Natürlich ist die strikte Ästhetik damit auch die Brücke zwischen Mensch und Hund, die voneinander getrennt wurden, obwohl sie natürlich füreinander geschaffen sind. Die Menschen sprechen ein zumindest für ein westliches Publikum unverständliches und nicht untertiteltes Japanisch, während das Hundegebell allseits durch Sprache ersetzt wird. Natürlich favorisiert der Film die geprügelten Underdogs. „Whatever happened to men’s best friend?“, ist ein Mantra des Quintetts um Atari. Die einzigen, die es jenseits der Insel verstehen, sind (auch hier muss man sagen: wie immer) die Kinder.
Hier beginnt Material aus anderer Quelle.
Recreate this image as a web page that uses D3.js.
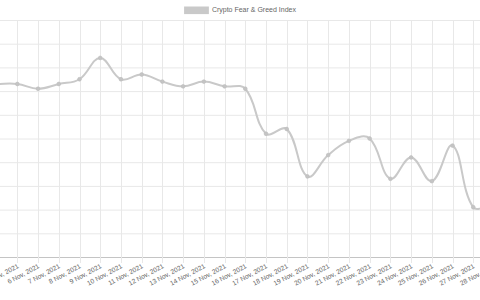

Für sie ist die Welt ohne den besten Freund des Menschen eben nicht vollständig, auch oder gerade weil sie die politischen Zusammenhänge nicht verstehen oder bei der Recherche für die revolutionäre Schülerzeitung manchmal den Faden verlieren. Doch genau das ist das Wunderbare an Isle of Dogs. Eine neue Rutschbahn wartet schon im nächsten, perfekt symmetrischen Bildausschnitt.